Recently, the IRS released a Tax Tip reminding employers about the expansion of Code Section 127 educational assistance programs.[1] Under the CARES Act, Congress permitted employers to provide “educational assistance” to an employee, by reimbursing employees for qualified education loan payments the employee has made or directly paying the lender. Such payments cannot be for the employee’s child’s or spouse’s student loans. Qualified education loan payments include payments on principal or interest in loans incurred by the employee to pay for “qualified higher education expenses” at an “eligible educational institution,” each as defined in Code Section 221(d). 

This option is available only for payments made from March 27, 2020, through December 31, 2025. As a result, employees can exclude the first $5,250 of such payments from the employee’s gross income.

Tip: Review the plan document. Yes, there must be a plan written document (the IRS provides a model form). There is no requirement that educational assistance programs cover student loan payments. However, depending upon how the program document has been drafted, student loans may already be considered as an eligible expense. Employers should review their educational assistance programs – in particular, the definition of “educational assistance expenses” (or similar terms). If the term means “educational assistance as defined in Section 127 of the Code”, then the program can likely be interpreted as including student loans. If the term provides a list, then it is unlikely that student loans are covered. The point is to ensure that the employer’s intent is reflected in the program document.

IRS Approves Expanded Plan Design

In August, the IRS issued a private letter ruling that permitted an expansive employee-favorable plan design. In Private Letter Ruling 202434006 (the “PLR”), an employer requested IRS approval of a plan amendment that would allow employees to choose where they wished to direct certain discretionary non-elective employer (but not matching) contributions.

Under the proposed plan amendment, the employee must have completed one year of service. To be eligible to receive the contribution for the plan year, the employee must be employed on the last day of the plan year (with exceptions for death, disability, or retirement after a certain age). The employer would fund the contributions on March 14 of the year following the year to which it relates. Employees could not direct the investment of the amounts, which would be subject to a 6-year graded vesting schedule.

Employees could direct their contributions to:

  • 401(k) plan account as a non-matching contribution
  • Health savings account (HSA) up to statutory limits ($4,300 for individuals and $8,550 for families in 2025)
  • Retiree health reimbursement arrangement (HRA)
  • Student loan reimbursements through a Section 127 educational assistance plan (up to an annual limit of $5,250)

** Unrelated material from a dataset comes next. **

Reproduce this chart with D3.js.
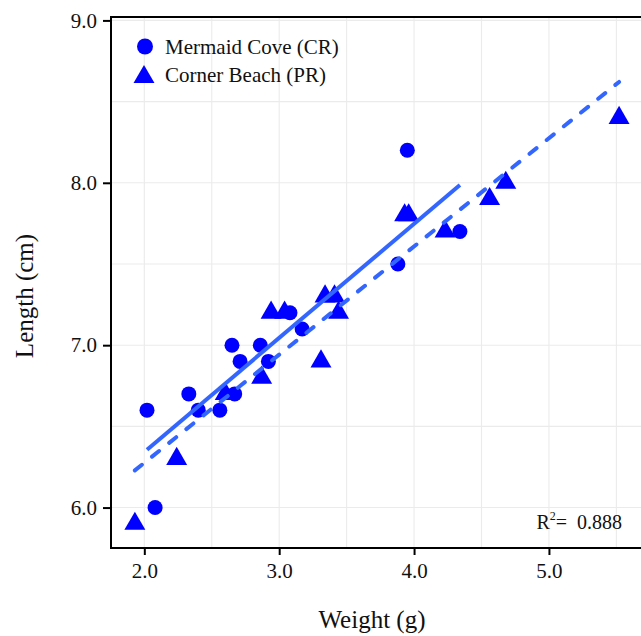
<!DOCTYPE html>
<html>
<head>
<meta charset="utf-8">
<script src="https://cdn.jsdelivr.net/npm/d3@7"></script>
<style>
  html, body { margin: 0; padding: 0; background: #ffffff; }
  svg { display: block; }
</style>
</head>
<body>
<svg id="chart" width="641" height="636"></svg>
<script>
// ---- data ----
const seriesNames = ["Mermaid Cove (CR)", "Corner Beach (PR)"];
const coveWeight = [2.02, 2.08, 2.33, 2.40, 2.56, 2.65, 2.67, 2.71, 2.86, 2.92, 3.08, 3.17, 3.88, 3.95, 4.34];
const coveLength = [6.6, 6.0, 6.7, 6.6, 6.6, 7.0, 6.7, 6.9, 7.0, 6.9, 7.2, 7.1, 7.5, 8.2, 7.7];
const beachWeight = [1.93, 2.24, 2.60, 2.87, 2.94, 3.04, 3.31, 3.34, 3.41, 3.44, 3.93, 3.96, 4.23, 4.56, 4.68, 5.52];
const beachLength = [5.9, 6.3, 6.7, 6.8, 7.2, 7.2, 6.9, 7.3, 7.3, 7.2, 7.8, 7.8, 7.7, 7.9, 8.0, 8.4];
const xTicks = [2.0, 3.0, 4.0, 5.0];
const yTicks = [6.0, 7.0, 8.0, 9.0];
const xGrid = [2.0, 2.5, 3.0, 3.5, 4.0, 4.5, 5.0, 5.5];
const yGrid = [6.0, 6.5, 7.0, 7.5, 8.0, 8.5, 9.0];
const xDomain = [1.753, 5.69];
const yDomain = [5.751, 9.021];
const r2Value = "0.888";
const xTitle = "Weight (g)";
const yTitle = "Length (cm)";

// ---- layout ----
const pLeft = 111, pRight = 642, pTop = 17, pBottom = 548;
const font = "'Liberation Serif', 'Times New Roman', serif";
const pointColor = "#0000ff";
const lineColor = "#3366ff";

const svg = d3.select("#chart");
const x = d3.scaleLinear().domain(xDomain).range([pLeft, pRight]);
const y = d3.scaleLinear().domain(yDomain).range([pBottom, pTop]);

// grid
const grid = svg.append("g");
grid.selectAll("line.vx").data(xGrid).enter().append("line")
  .attr("x1", d => x(d)).attr("x2", d => x(d))
  .attr("y1", pTop).attr("y2", pBottom)
  .attr("stroke", "#ebebeb").attr("stroke-width", 1.1);
grid.selectAll("line.hy").data(yGrid).enter().append("line")
  .attr("x1", pLeft).attr("x2", pRight)
  .attr("y1", d => y(d)).attr("y2", d => y(d))
  .attr("stroke", "#ebebeb").attr("stroke-width", 1.1);

// least-squares fit
function fit(xs, ys) {
  const mx = d3.mean(xs), my = d3.mean(ys);
  let sxy = 0, sxx = 0;
  xs.forEach((v, i) => { sxy += (v - mx) * (ys[i] - my); sxx += (v - mx) * (v - mx); });
  const b = sxy / sxx, a = my - b * mx;
  const x0 = d3.min(xs), x1 = d3.max(xs);
  return [[x0, a + b * x0], [x1, a + b * x1]];
}

const triangle = d3.symbol().type(d3.symbolTriangle).size(190);

const beach = beachWeight.map((w, i) => ({ w, l: beachLength[i] }));
const cove = coveWeight.map((w, i) => ({ w, l: coveLength[i] }));

svg.append("g").selectAll("path").data(beach).enter().append("path")
  .attr("d", triangle)
  .attr("transform", d => `translate(${x(d.w)},${y(d.l)})`)
  .attr("fill", pointColor);

svg.append("g").selectAll("circle").data(cove).enter().append("circle")
  .attr("cx", d => x(d.w)).attr("cy", d => y(d.l)).attr("r", 7.5)
  .attr("fill", pointColor);

// regression lines
const lineGen = d3.line().x(d => x(d[0])).y(d => y(d[1]));
svg.append("path").datum(fit(coveWeight, coveLength))
  .attr("d", lineGen).attr("fill", "none")
  .attr("stroke", lineColor).attr("stroke-width", 4);
svg.append("path").datum(fit(beachWeight, beachLength))
  .attr("d", lineGen).attr("fill", "none")
  .attr("stroke", lineColor).attr("stroke-width", 4)
  .attr("stroke-dasharray", "9,13").attr("stroke-linecap", "round");

// panel border
svg.append("rect").attr("x", pLeft).attr("y", pTop)
  .attr("width", pRight - pLeft).attr("height", pBottom - pTop)
  .attr("fill", "none").attr("stroke", "#000").attr("stroke-width", 2);

// axes
const xAxis = svg.append("g").attr("transform", `translate(0,${pBottom})`)
  .call(d3.axisBottom(x).tickValues(xTicks).tickFormat(d3.format(".1f")).tickSize(7).tickPadding(8));
const yAxis = svg.append("g").attr("transform", `translate(${pLeft},0)`)
  .call(d3.axisLeft(y).tickValues(yTicks).tickFormat(d3.format(".1f")).tickSize(8).tickPadding(6));
[xAxis, yAxis].forEach(g => {
  g.select(".domain").remove();
  g.selectAll(".tick line").attr("stroke", "#000").attr("stroke-width", 2);
  g.selectAll(".tick text").attr("font-family", font).attr("font-size", 21).attr("fill", "#111");
});

// axis titles
svg.append("text").attr("x", 372).attr("y", 628)
  .attr("text-anchor", "middle").attr("font-family", font).attr("font-size", 25)
  .attr("fill", "#111").text(xTitle);
svg.append("text").attr("transform", "translate(33,296) rotate(-90)")
  .attr("text-anchor", "middle").attr("font-family", font).attr("font-size", 25)
  .attr("fill", "#111").text(yTitle);

// legend
const legend = svg.append("g");
legend.append("circle").attr("cx", 145).attr("cy", 46.5).attr("r", 8).attr("fill", pointColor);
legend.append("path").attr("d", triangle)
  .attr("transform", "translate(144,77)").attr("fill", pointColor);
legend.selectAll("text").data(seriesNames).enter().append("text")
  .attr("x", 165).attr("y", (d, i) => 53.5 + i * 28)
  .attr("font-family", font).attr("font-size", 21).attr("fill", "#111")
  .text(d => d);

// R^2 annotation
const r2 = svg.append("text").attr("x", 622).attr("y", 529)
  .attr("text-anchor", "end").attr("font-family", font).attr("font-size", 20).attr("fill", "#111");
r2.append("tspan").text("R");
r2.append("tspan").attr("font-size", 12).attr("dy", -9).text("2");
r2.append("tspan").attr("dy", 9).text("=\u00a0\u00a0" + r2Value);
</script>
</body>
</html>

Employees could not receive the contributions as cash.

The IRS approved the employer’s proposed plan design – a treat for the employer and employees. The IRS ruled:

  • The arrangement complies with Code Section 401(k) and is not considered a pre-tax contribution subject to elective deferral limits ($23,500 for 2025).
  • The arrangement does not affect the treatment of contributions to and payments made from the retiree HRA and reimbursement amounts remain excludable from the individual’s gross income.
  • The employee’s allocation of the contributions to the HSA remains excludable from the employee’s gross income.
  • The arrangement does not affect the treatment of payments under the education assistance program as amounts are excludable from an employee’s gross income, up to the $5,250 limit.

Considerations. First, the disclaimer: This PLR (like all private letter rulings) can only be relied on by the employer that requested it. Second, employers should consult with their recordkeepers to ensure compliant plan administration, including nondiscrimination testing implications and employee communications. For example, to avoid adverse tax consequences (relating to constructive receipt issues), employers should game plan when employees should make their elections. Although the PLR did not directly address elections, it would be prudent to require the elections to be irrevocable and made during open enrollment.


[1] Other eligible expenses may include books, equipment, supplies, tuition and other fees.